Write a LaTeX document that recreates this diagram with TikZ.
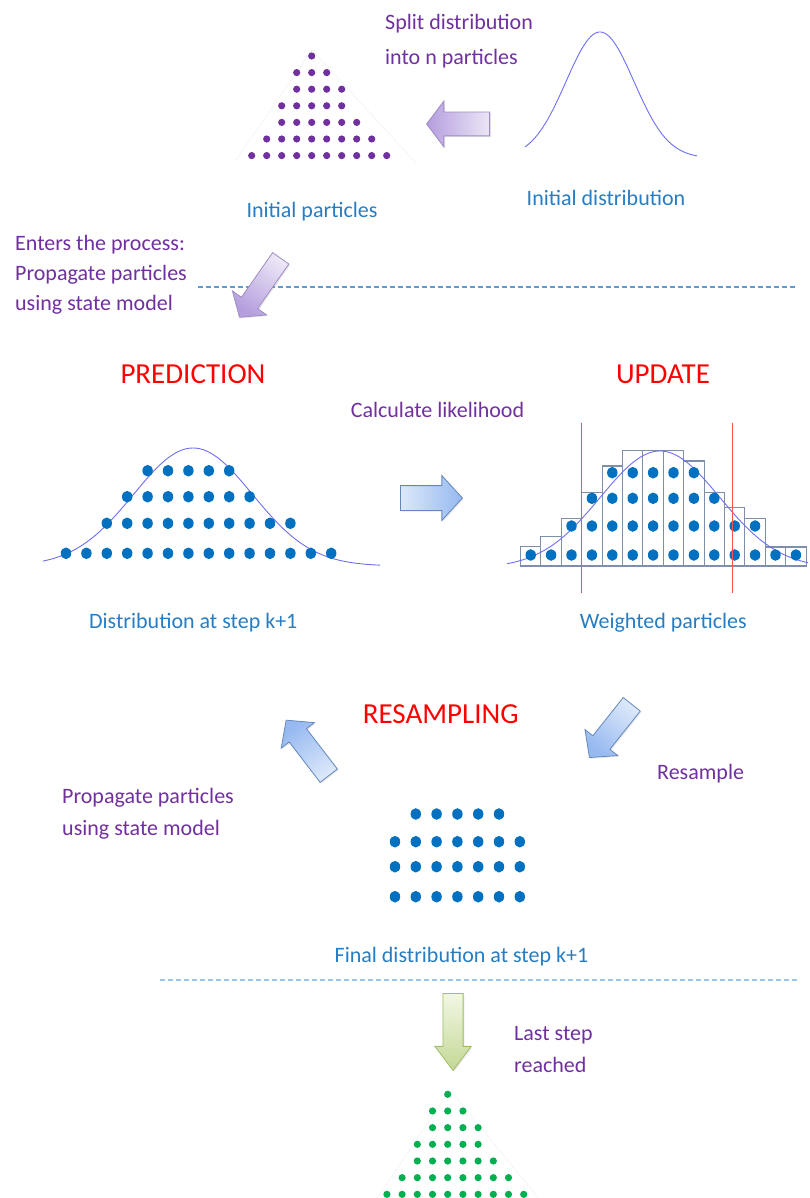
\documentclass[tikz,border=0pt]{standalone}
\usepackage{fontspec}
\setmainfont{Carlito}
\usepackage{tikz}
\usetikzlibrary{positioning,shapes,shapes.arrows,shadows,calc}

\definecolor{NotePurple}{RGB}{112,48,160}
\definecolor{LabelBlue}{RGB}{38,125,195}
\definecolor{DotBlue}{RGB}{0,112,192}
\definecolor{DotPurple}{RGB}{112,48,160}
\definecolor{DotGreen}{RGB}{0,176,80}
\definecolor{BellLine}{RGB}{110,110,240}
\definecolor{BarLine}{RGB}{125,143,170}
\definecolor{SepBlue}{RGB}{91,155,213}
\definecolor{SepLight}{RGB}{157,195,230}
\definecolor{CutRed}{RGB}{255,80,80}
\definecolor{LilacLight}{RGB}{236,230,246}
\definecolor{LilacDark}{RGB}{180,158,222}
\definecolor{LilacEdge}{RGB}{160,140,195}
\definecolor{SkyLight}{RGB}{220,232,250}
\definecolor{SkyDark}{RGB}{150,185,240}
\definecolor{SkyEdge}{RGB}{100,135,190}
\definecolor{LimeLight}{RGB}{242,247,228}
\definecolor{LimeDark}{RGB}{196,216,150}
\definecolor{LimeEdge}{RGB}{160,190,100}

\begin{document}
\begin{tikzpicture}[
		x=1pt, y=-1pt,
		every text node part/.style={align=left},
		every node/.style={inner sep=0pt},
		note/.style={text=NotePurple, font=\fontsize{22}{32}\selectfont},
		lbl/.style={text=LabelBlue, font=\fontsize{22}{32}\selectfont},
		stage/.style={text=red, font=\fontsize{29}{35}\selectfont},
		bell/.style={BellLine, line width=0.9pt},
		bar/.style={draw=BarLine, line width=1.1pt},
		cut/.style={CutRed, line width=1.3pt},
		sep/.style={line width=1.2pt, dash pattern=on 5pt off 3pt},
		faint/.style={black!5, line width=0.6pt},
		blockarrow/.style={single arrow, draw, line width=0.8pt, inner xsep=0pt, anchor=tail,
			drop shadow={opacity=0.18, shadow xshift=1.2pt, shadow yshift=-1.2pt}},
		lilacarrow/.style={blockarrow, draw=LilacEdge, top color=LilacLight, bottom color=LilacDark},
		skyarrow/.style={blockarrow, draw=SkyEdge, top color=SkyLight, bottom color=SkyDark},
		limearrow/.style={blockarrow, draw=LimeEdge, top color=LimeLight, bottom color=LimeDark}
	]
	\useasboundingbox (0,0) rectangle (809,1198);
	
	\begin{scope}
		\draw[faint] (236,160) -- (312,50) -- (416,163);
		\foreach \r/\from/\to in {0/0/0,1/-1/1,2/-1/2,3/-2/2,4/-2/3,5/-3/4,6/-4/5}
			\foreach \c in {\from,...,\to}
				\fill[DotPurple] ({311.7+15*\c},{56+16.6*\r}) circle[radius=3.6pt];
		\draw[bell] plot[domain=525:697, samples=80] (\x, {158-126*exp(-((\x-600)/34)*((\x-600)/34)/2)});
		
		\node(split)[note, anchor=west, font=\fontsize{22}{35}\selectfont] at (385,41.5) {Split distribution\\into n particles};
		\node(initpart)[lbl] at (312,212) {Initial particles};
		\node(initdist)[lbl] at (606,198) {Initial distribution};
		\node(splitarrow)[lilacarrow, shading angle=270, minimum height=63pt, inner ysep=11.5pt, single arrow head extend=11pt, single arrow tip angle=106, rotate=180] at (490,124) {};
		
		\node(enters)[note, anchor=west, font=\fontsize{22}{30}\selectfont] at (15,275) {Enters the process:\\Propagate particles\\using state model};
		\draw[sep, SepBlue] (198,287) -- (795,287);
		\node(enterarrow)[lilacarrow, shading angle=325, minimum height=72pt, inner ysep=9.5pt, single arrow head extend=11pt, single arrow tip angle=100, rotate=235] at (281,258) {};
	\end{scope}
	
	\begin{scope}
		\node(pred)[stage] at (193,374) {PREDICTION};
		\node(upd)[stage] at (663,374) {UPDATE};
		\node(likelihood)[note] at (437.5,410) {Calculate likelihood};
		\node(likearrow)[skyarrow, shading angle=90, minimum height=62pt, inner ysep=12pt, single arrow head extend=10pt, single arrow tip angle=95] at (400,498) {};
		
		\draw[bell] plot[domain=43:380, samples=100] (\x, {566-118*exp(-((\x-193)/59.5)*((\x-193)/59.5)/2)});
		\foreach \y/\from/\to in {470.7/4/8, 496.7/3/9, 523.3/2/11, 553.3/0/13}
			\foreach \i in {\from,...,\to}
				\fill[DotBlue] ({66+20.4*\i},\y) ellipse [x radius=5.2pt, y radius=5.8pt];
		\node(distk)[lbl] at (193.3,623) {Distribution at step k+1};
		
		\foreach \h [count=\i from 0] in {546.7,536.7,518.3,492.7,466,450.7,450.7,450.7,461,492.5,507.5,518.3,547,547}
			\draw[bar] ({520.5+20.4*\i},566) rectangle ++(20.4,{\h-566});
		\draw[bell] plot[domain=507:808, samples=100] (\x, {568-117*exp(-((\x-660)/59.5)*((\x-660)/59.5)/2)});
		\foreach \y/\from/\to in {472.7/4/8, 498.3/3/9, 526/2/11, 555/0/13}
			\foreach \i in {\from,...,\to}
				\fill[DotBlue] ({530.7+20.4*\i},\y) ellipse [x radius=5.2pt, y radius=5.8pt];
		\draw[cut] (581.7,422.7) -- (581.7,592.7);
		\draw[cut] (732.7,422.7) -- (732.7,592.7);
		\node(weighted)[lbl] at (663.3,623) {Weighted particles};
	\end{scope}
	
	\begin{scope}
		\node(resampling)[stage] at (440.7,714) {RESAMPLING};
		\node(backarrow)[skyarrow, shading angle=217.5, minimum height=70pt, inner ysep=10.5pt, single arrow head extend=10pt, single arrow tip angle=95, rotate=127.5] at (329,776) {};
		\node(downarrow)[skyarrow, shading angle=321.5, minimum height=68pt, inner ysep=10.5pt, single arrow head extend=10pt, single arrow tip angle=95, rotate=231.5] at (632,704) {};
		\node(resample)[note, anchor=west] at (657,774) {Resample};
		\node(propagate)[note, anchor=west] at (62,814) {Propagate particles\\using state model};
		
		\foreach \y/\from/\to in {814/1/5, 841.7/0/6, 866.7/0/6, 896.7/0/6}
			\foreach \i in {\from,...,\to}
				\fill[DotBlue] ({395+20.8*\i},\y) ellipse [x radius=5.2pt, y radius=5.8pt];
		\node(final)[lbl] at (461.5,957) {Final distribution at step k+1};
		\draw[sep, SepLight] (160,980) -- (798,980);
	\end{scope}
	
	\begin{scope}
		\node(lastarrow)[limearrow, shading angle=0, minimum height=77pt, inner ysep=9.7pt, single arrow head extend=8pt, single arrow tip angle=74, rotate=270] at (453,993) {};
		\node(laststep)[note, anchor=west] at (514,1050) {Last step\\reached};
		\draw[faint] (376,1200) -- (450,1090) -- (540,1200);
		\foreach \r/\from/\to in {0/0/0,1/-1/1,2/-1/2,3/-2/2,4/-2/3,5/-3/4,6/-4/5}
			\foreach \c in {\from,...,\to}
				\fill[DotGreen] ({447.7+15.2*\c},{1094.3+16.67*\r}) circle[radius=3.6pt];
	\end{scope}
	
\end{tikzpicture}
\end{document}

━━━━━━━━

# Stated goal:
Quote the material in full and exactly; do not carry over its pictures.

# Complete output:
Write a LaTeX document that recreates this diagram with TikZ.
\documentclass[tikz,border=0pt]{standalone}
\usepackage{fontspec}
\setmainfont{Carlito}
\usepackage{tikz}
\usetikzlibrary{positioning,shapes,shapes.arrows,shadows,calc}

\definecolor{NotePurple}{RGB}{112,48,160}
\definecolor{LabelBlue}{RGB}{38,125,195}
\definecolor{DotBlue}{RGB}{0,112,192}
\definecolor{DotPurple}{RGB}{112,48,160}
\definecolor{DotGreen}{RGB}{0,176,80}
\definecolor{BellLine}{RGB}{110,110,240}
\definecolor{BarLine}{RGB}{125,143,170}
\definecolor{SepBlue}{RGB}{91,155,213}
\definecolor{SepLight}{RGB}{157,195,230}
\definecolor{CutRed}{RGB}{255,80,80}
\definecolor{LilacLight}{RGB}{236,230,246}
\definecolor{LilacDark}{RGB}{180,158,222}
\definecolor{LilacEdge}{RGB}{160,140,195}
\definecolor{SkyLight}{RGB}{220,232,250}
\definecolor{SkyDark}{RGB}{150,185,240}
\definecolor{SkyEdge}{RGB}{100,135,190}
\definecolor{LimeLight}{RGB}{242,247,228}
\definecolor{LimeDark}{RGB}{196,216,150}
\definecolor{LimeEdge}{RGB}{160,190,100}

\begin{document}
\begin{tikzpicture}[
		x=1pt, y=-1pt,
		every text node part/.style={align=left},
		every node/.style={inner sep=0pt},
		note/.style={text=NotePurple, font=\fontsize{22}{32}\selectfont},
		lbl/.style={text=LabelBlue, font=\fontsize{22}{32}\selectfont},
		stage/.style={text=red, font=\fontsize{29}{35}\selectfont},
		bell/.style={BellLine, line width=0.9pt},
		bar/.style={draw=BarLine, line width=1.1pt},
		cut/.style={CutRed, line width=1.3pt},
		sep/.style={line width=1.2pt, dash pattern=on 5pt off 3pt},
		faint/.style={black!5, line width=0.6pt},
		blockarrow/.style={single arrow, draw, line width=0.8pt, inner xsep=0pt, anchor=tail,
			drop shadow={opacity=0.18, shadow xshift=1.2pt, shadow yshift=-1.2pt}},
		lilacarrow/.style={blockarrow, draw=LilacEdge, top color=LilacLight, bottom color=LilacDark},
		skyarrow/.style={blockarrow, draw=SkyEdge, top color=SkyLight, bottom color=SkyDark},
		limearrow/.style={blockarrow, draw=LimeEdge, top color=LimeLight, bottom color=LimeDark}
	]
	\useasboundingbox (0,0) rectangle (809,1198);
	
	\begin{scope}
		\draw[faint] (236,160) -- (312,50) -- (416,163);
		\foreach \r/\from/\to in {0/0/0,1/-1/1,2/-1/2,3/-2/2,4/-2/3,5/-3/4,6/-4/5}
			\foreach \c in {\from,...,\to}
				\fill[DotPurple] ({311.7+15*\c},{56+16.6*\r}) circle[radius=3.6pt];
		\draw[bell] plot[domain=525:697, samples=80] (\x, {158-126*exp(-((\x-600)/34)*((\x-600)/34)/2)});
		
		\node(split)[note, anchor=west, font=\fontsize{22}{35}\selectfont] at (385,41.5) {Split distribution\\into n particles};
		\node(initpart)[lbl] at (312,212) {Initial particles};
		\node(initdist)[lbl] at (606,198) {Initial distribution};
		\node(splitarrow)[lilacarrow, shading angle=270, minimum height=63pt, inner ysep=11.5pt, single arrow head extend=11pt, single arrow tip angle=106, rotate=180] at (490,124) {};
		
		\node(enters)[note, anchor=west, font=\fontsize{22}{30}\selectfont] at (15,275) {Enters the process:\\Propagate particles\\using state model};
		\draw[sep, SepBlue] (198,287) -- (795,287);
		\node(enterarrow)[lilacarrow, shading angle=325, minimum height=72pt, inner ysep=9.5pt, single arrow head extend=11pt, single arrow tip angle=100, rotate=235] at (281,258) {};
	\end{scope}
	
	\begin{scope}
		\node(pred)[stage] at (193,374) {PREDICTION};
		\node(upd)[stage] at (663,374) {UPDATE};
		\node(likelihood)[note] at (437.5,410) {Calculate likelihood};
		\node(likearrow)[skyarrow, shading angle=90, minimum height=62pt, inner ysep=12pt, single arrow head extend=10pt, single arrow tip angle=95] at (400,498) {};
		
		\draw[bell] plot[domain=43:380, samples=100] (\x, {566-118*exp(-((\x-193)/59.5)*((\x-193)/59.5)/2)});
		\foreach \y/\from/\to in {470.7/4/8, 496.7/3/9, 523.3/2/11, 553.3/0/13}
			\foreach \i in {\from,...,\to}
				\fill[DotBlue] ({66+20.4*\i},\y) ellipse [x radius=5.2pt, y radius=5.8pt];
		\node(distk)[lbl] at (193.3,623) {Distribution at step k+1};
		
		\foreach \h [count=\i from 0] in {546.7,536.7,518.3,492.7,466,450.7,450.7,450.7,461,492.5,507.5,518.3,547,547}
			\draw[bar] ({520.5+20.4*\i},566) rectangle ++(20.4,{\h-566});
		\draw[bell] plot[domain=507:808, samples=100] (\x, {568-117*exp(-((\x-660)/59.5)*((\x-660)/59.5)/2)});
		\foreach \y/\from/\to in {472.7/4/8, 498.3/3/9, 526/2/11, 555/0/13}
			\foreach \i in {\from,...,\to}
				\fill[DotBlue] ({530.7+20.4*\i},\y) ellipse [x radius=5.2pt, y radius=5.8pt];
		\draw[cut] (581.7,422.7) -- (581.7,592.7);
		\draw[cut] (732.7,422.7) -- (732.7,592.7);
		\node(weighted)[lbl] at (663.3,623) {Weighted particles};
	\end{scope}
	
	\begin{scope}
		\node(resampling)[stage] at (440.7,714) {RESAMPLING};
		\node(backarrow)[skyarrow, shading angle=217.5, minimum height=70pt, inner ysep=10.5pt, single arrow head extend=10pt, single arrow tip angle=95, rotate=127.5] at (329,776) {};
		\node(downarrow)[skyarrow, shading angle=321.5, minimum height=68pt, inner ysep=10.5pt, single arrow head extend=10pt, single arrow tip angle=95, rotate=231.5] at (632,704) {};
		\node(resample)[note, anchor=west] at (657,774) {Resample};
		\node(propagate)[note, anchor=west] at (62,814) {Propagate particles\\using state model};
		
		\foreach \y/\from/\to in {814/1/5, 841.7/0/6, 866.7/0/6, 896.7/0/6}
			\foreach \i in {\from,...,\to}
				\fill[DotBlue] ({395+20.8*\i},\y) ellipse [x radius=5.2pt, y radius=5.8pt];
		\node(final)[lbl] at (461.5,957) {Final distribution at step k+1};
		\draw[sep, SepLight] (160,980) -- (798,980);
	\end{scope}
	
	\begin{scope}
		\node(lastarrow)[limearrow, shading angle=0, minimum height=77pt, inner ysep=9.7pt, single arrow head extend=8pt, single arrow tip angle=74, rotate=270] at (453,993) {};
		\node(laststep)[note, anchor=west] at (514,1050) {Last step\\reached};
		\draw[faint] (376,1200) -- (450,1090) -- (540,1200);
		\foreach \r/\from/\to in {0/0/0,1/-1/1,2/-1/2,3/-2/2,4/-2/3,5/-3/4,6/-4/5}
			\foreach \c in {\from,...,\to}
				\fill[DotGreen] ({447.7+15.2*\c},{1094.3+16.67*\r}) circle[radius=3.6pt];
	\end{scope}
	
\end{tikzpicture}
\end{document}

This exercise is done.